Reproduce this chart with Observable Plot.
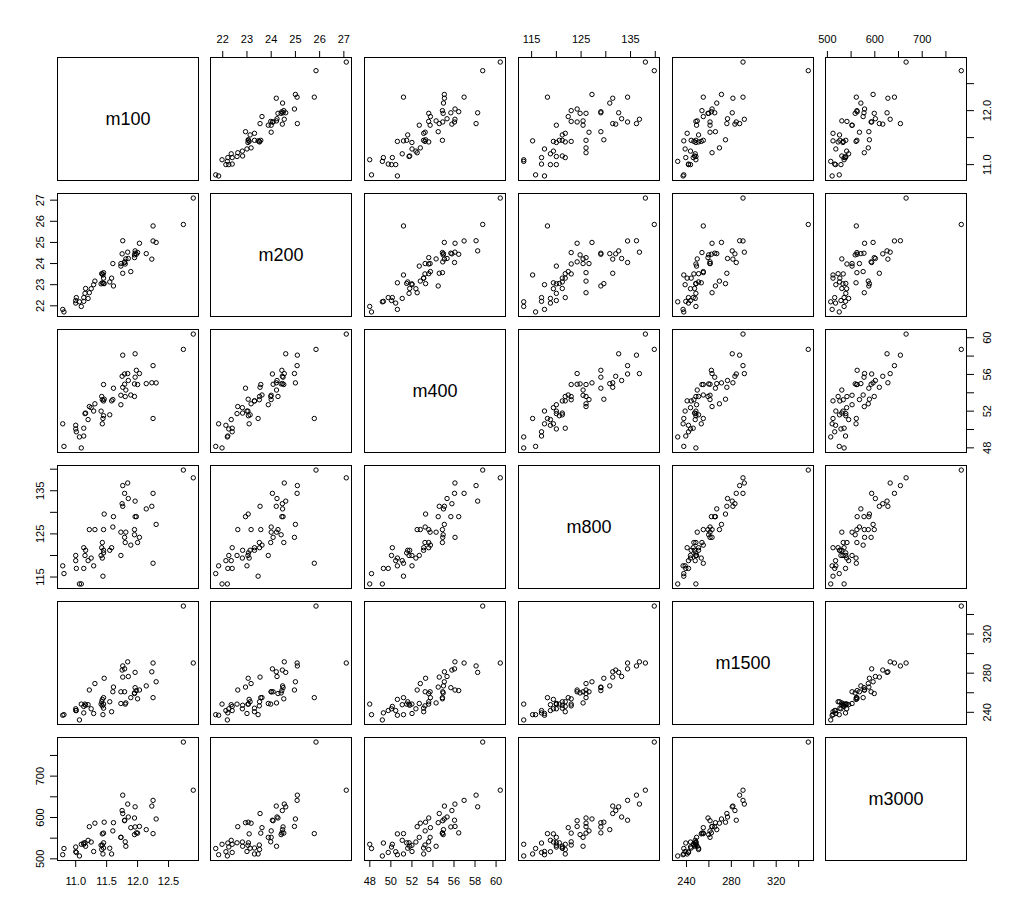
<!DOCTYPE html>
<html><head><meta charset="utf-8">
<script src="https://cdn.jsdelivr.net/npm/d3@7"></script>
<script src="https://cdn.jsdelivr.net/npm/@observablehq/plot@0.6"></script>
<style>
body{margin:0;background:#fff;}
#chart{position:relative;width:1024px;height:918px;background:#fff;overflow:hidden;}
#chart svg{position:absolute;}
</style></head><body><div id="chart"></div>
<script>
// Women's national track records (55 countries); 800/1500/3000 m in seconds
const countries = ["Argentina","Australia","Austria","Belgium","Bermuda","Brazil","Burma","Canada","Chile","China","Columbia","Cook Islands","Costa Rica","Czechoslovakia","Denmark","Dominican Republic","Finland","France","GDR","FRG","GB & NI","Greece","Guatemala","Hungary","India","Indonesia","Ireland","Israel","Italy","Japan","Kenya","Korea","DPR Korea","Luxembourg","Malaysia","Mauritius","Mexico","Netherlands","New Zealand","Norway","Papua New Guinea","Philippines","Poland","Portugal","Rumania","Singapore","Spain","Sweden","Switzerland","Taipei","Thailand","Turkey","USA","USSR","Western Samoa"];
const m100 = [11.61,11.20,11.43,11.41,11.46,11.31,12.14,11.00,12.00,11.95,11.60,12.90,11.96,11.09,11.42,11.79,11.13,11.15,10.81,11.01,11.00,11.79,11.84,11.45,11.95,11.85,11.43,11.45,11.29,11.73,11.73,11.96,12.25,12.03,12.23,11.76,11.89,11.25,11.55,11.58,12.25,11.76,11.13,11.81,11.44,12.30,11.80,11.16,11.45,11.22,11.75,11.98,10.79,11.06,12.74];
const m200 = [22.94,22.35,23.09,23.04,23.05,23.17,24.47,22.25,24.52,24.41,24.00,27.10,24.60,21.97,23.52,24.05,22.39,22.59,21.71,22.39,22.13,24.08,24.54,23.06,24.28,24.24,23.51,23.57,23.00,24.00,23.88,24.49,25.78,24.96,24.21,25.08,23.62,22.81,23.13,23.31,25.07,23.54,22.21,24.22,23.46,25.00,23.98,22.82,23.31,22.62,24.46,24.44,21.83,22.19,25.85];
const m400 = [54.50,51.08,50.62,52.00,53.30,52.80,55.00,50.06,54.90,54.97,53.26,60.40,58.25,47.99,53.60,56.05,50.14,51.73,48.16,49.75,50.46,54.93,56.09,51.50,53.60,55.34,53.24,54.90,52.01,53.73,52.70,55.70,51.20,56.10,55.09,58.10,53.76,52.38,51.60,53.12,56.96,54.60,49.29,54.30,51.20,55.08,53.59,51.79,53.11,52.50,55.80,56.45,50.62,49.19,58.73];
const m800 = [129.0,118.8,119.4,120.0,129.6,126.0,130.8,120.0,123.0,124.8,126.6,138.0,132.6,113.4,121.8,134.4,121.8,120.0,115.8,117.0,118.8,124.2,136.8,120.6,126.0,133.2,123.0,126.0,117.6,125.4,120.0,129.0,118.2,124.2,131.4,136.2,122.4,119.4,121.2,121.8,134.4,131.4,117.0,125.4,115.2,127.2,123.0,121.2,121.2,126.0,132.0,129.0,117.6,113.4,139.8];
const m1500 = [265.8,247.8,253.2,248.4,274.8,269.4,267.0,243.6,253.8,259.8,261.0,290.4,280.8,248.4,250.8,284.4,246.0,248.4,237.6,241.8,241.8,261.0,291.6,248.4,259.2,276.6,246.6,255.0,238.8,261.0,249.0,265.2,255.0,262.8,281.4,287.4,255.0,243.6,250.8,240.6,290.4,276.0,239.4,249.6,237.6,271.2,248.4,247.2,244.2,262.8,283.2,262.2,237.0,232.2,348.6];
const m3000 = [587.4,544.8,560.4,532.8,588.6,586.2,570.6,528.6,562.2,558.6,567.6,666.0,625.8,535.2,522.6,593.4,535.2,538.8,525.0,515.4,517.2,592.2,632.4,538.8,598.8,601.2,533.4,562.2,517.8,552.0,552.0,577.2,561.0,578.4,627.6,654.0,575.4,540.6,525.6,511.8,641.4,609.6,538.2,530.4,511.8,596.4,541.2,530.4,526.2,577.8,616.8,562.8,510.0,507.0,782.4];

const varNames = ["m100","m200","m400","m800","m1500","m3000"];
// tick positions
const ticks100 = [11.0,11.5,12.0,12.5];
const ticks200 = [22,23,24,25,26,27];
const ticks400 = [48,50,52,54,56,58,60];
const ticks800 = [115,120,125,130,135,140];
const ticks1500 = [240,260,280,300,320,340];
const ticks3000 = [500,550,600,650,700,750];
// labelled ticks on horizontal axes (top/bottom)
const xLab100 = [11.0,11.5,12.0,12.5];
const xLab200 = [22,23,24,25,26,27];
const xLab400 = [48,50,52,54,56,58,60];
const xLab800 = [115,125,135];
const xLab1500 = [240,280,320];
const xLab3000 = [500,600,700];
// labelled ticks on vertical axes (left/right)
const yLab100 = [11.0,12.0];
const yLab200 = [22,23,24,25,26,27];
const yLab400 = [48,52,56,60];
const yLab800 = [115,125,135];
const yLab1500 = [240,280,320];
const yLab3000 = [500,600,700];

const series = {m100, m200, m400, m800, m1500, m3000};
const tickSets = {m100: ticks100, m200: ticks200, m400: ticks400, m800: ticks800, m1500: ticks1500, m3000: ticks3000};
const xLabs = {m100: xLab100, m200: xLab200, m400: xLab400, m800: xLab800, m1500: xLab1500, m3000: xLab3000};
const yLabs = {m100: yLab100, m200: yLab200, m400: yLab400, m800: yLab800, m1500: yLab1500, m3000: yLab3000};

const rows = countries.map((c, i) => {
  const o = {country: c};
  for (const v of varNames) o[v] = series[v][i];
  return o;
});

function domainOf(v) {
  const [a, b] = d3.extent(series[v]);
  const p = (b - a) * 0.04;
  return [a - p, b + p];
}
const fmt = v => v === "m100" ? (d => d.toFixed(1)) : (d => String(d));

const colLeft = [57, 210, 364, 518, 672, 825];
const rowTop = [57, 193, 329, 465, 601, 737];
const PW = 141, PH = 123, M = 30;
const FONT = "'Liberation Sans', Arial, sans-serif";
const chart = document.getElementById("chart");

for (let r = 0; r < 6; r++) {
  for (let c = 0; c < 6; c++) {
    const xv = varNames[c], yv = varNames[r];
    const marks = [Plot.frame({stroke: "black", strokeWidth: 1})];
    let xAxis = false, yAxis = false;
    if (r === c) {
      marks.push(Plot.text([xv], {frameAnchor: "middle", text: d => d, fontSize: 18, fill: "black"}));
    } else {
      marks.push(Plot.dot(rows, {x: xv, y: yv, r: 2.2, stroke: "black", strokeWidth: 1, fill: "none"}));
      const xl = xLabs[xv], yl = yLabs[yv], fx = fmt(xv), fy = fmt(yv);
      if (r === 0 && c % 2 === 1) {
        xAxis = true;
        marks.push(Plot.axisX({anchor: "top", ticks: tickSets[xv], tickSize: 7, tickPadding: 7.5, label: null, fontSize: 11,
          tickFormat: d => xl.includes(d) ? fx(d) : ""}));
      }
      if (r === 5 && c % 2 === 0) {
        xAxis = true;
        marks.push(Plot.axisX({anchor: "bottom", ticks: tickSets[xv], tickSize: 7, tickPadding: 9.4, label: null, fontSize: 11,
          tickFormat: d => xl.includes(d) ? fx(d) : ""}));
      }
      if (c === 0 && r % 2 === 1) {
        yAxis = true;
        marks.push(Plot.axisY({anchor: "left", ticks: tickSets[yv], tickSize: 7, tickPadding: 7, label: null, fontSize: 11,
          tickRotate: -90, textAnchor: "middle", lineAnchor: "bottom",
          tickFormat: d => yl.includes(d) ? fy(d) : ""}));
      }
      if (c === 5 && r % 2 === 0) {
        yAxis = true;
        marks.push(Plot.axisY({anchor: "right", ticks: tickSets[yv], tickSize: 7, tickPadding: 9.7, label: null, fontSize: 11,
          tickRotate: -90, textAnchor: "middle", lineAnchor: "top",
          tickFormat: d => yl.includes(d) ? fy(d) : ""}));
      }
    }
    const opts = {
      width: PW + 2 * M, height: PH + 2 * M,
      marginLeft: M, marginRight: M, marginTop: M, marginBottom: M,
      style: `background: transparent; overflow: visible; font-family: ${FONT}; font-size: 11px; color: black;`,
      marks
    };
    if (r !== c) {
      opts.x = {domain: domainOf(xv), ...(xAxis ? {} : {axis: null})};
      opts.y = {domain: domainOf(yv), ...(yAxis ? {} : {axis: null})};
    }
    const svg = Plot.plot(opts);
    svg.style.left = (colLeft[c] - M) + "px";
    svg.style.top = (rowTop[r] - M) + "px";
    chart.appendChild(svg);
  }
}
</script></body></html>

┄┄┄┄┄┄┄┄┄┄┄┄┄┄┄┄┄┄┄┄

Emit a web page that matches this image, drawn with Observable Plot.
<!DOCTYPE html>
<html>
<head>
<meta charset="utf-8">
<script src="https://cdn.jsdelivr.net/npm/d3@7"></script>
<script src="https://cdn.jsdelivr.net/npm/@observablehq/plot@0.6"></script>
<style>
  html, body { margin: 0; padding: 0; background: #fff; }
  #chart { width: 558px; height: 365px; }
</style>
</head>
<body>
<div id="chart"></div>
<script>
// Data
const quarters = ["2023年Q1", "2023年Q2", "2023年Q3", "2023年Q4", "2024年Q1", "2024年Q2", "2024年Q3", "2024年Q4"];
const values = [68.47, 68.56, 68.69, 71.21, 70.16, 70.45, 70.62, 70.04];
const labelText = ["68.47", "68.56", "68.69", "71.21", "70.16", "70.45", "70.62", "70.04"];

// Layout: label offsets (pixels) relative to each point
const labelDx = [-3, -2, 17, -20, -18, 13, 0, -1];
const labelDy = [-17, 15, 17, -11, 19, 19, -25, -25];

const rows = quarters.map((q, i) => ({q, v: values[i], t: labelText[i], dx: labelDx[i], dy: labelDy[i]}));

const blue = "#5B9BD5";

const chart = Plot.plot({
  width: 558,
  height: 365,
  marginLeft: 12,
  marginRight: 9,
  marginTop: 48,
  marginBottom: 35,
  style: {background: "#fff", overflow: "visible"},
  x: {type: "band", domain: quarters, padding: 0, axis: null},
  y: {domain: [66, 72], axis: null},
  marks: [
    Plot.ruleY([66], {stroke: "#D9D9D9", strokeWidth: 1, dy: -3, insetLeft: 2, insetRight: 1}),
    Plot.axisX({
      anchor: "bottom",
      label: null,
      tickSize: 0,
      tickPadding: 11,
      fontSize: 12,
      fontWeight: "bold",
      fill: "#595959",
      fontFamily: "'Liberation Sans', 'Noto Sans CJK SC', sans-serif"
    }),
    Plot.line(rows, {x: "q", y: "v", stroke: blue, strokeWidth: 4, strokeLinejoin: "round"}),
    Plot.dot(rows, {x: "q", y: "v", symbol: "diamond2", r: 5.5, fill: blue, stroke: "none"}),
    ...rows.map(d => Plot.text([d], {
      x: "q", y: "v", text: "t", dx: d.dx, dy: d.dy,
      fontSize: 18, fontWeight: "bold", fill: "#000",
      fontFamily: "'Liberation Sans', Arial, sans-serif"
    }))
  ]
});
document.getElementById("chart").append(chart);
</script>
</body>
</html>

┄┄┄┄┄┄┄┄┄┄┄┄┄┄┄┄┄┄┄┄

Exercise brief - State how many lines hold the word "this". The number is the whole answer.

Final answer - 2